In 2022, China’s total import and export trade with Russia reached $190.2 billion, a nearly 30 percent increase compared to 2021, of which export trade with Russia climbed by almost 13 percent.
Nonetheless, Russian business with China, although still elevated, has slowed in recent months as Russia’s economy and spending power have been affected by the escalation and spillover effects of Western sanctions.

Sidelining BRI Goals

The China-Europe Railway Express is a key part of BRI, previously known as One Belt One Road (OBOR), an infrastructure project of the CCP that targets expansion outside China.
A 2018 Epoch Times editorial titled “How the Specter of Communism is Ruling Our World“ detailed how BRI works.
The initial goal of BRI, the editorial explained, “is to export China’s excess capacity by building up basic infrastructure such as railways and highways in other countries. These countries are rich in resources and energy. By building infrastructure in these countries, the CCP accomplishes two secondary goals. One is to open routes to ship domestic products to Europe at low cost; the other is to secure the strategic resources of countries participating in [BRI].”

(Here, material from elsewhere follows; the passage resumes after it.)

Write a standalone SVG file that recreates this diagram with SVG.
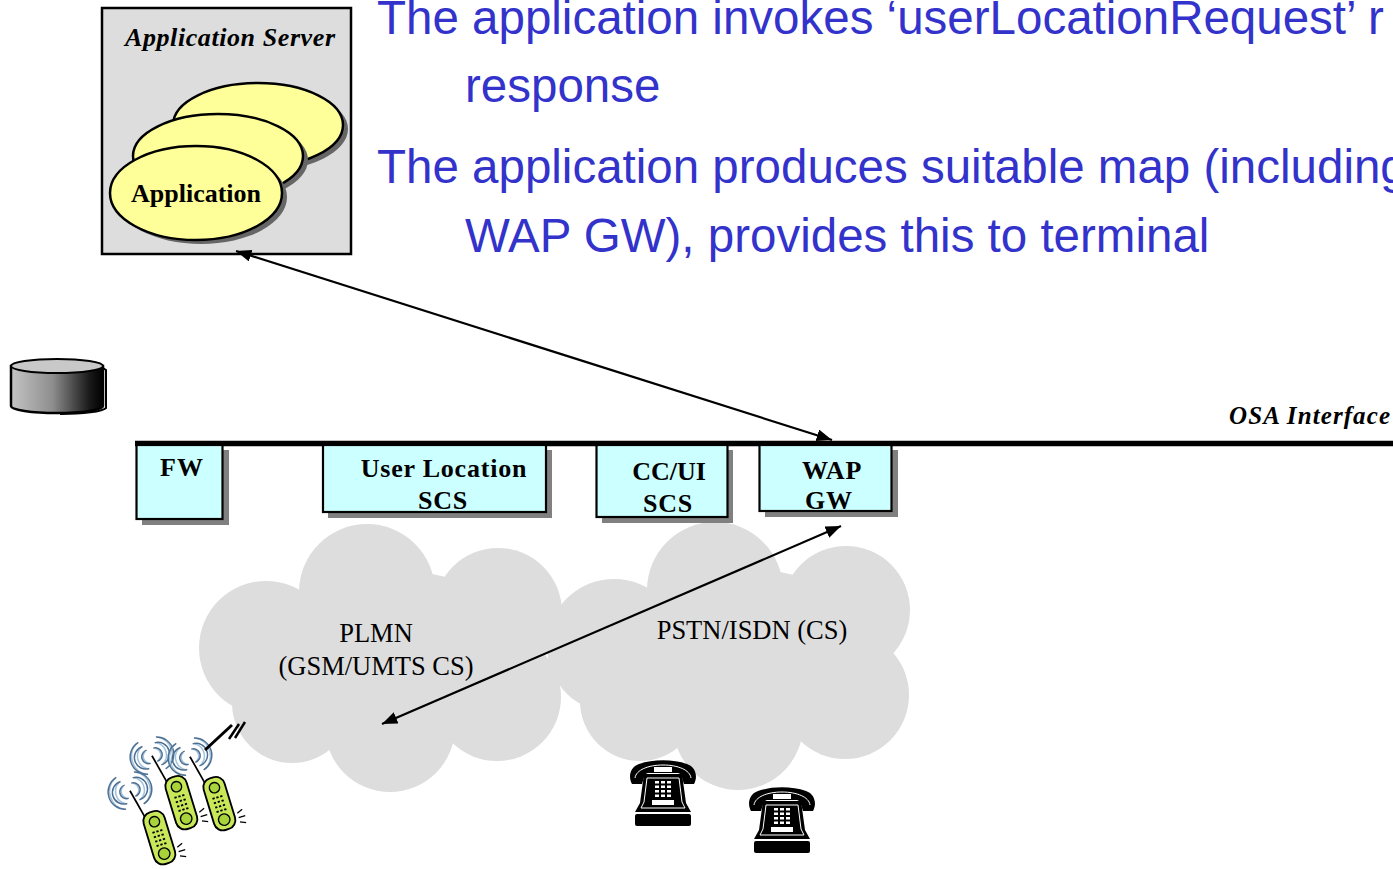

China’s goal is not to support the manufacturing industry in Belt and Road countries. Instead, BRI’s real goal is to “use economic strength as a vanguard to establish control over the financial and political lifelines of other countries, transforming them into colonies of the Chinese regime and pawns on the global stage.”

However, the Ukraine conflict and resulting rail disruption have sidelined China’s BRI goals involving the China-Europe Railway Express.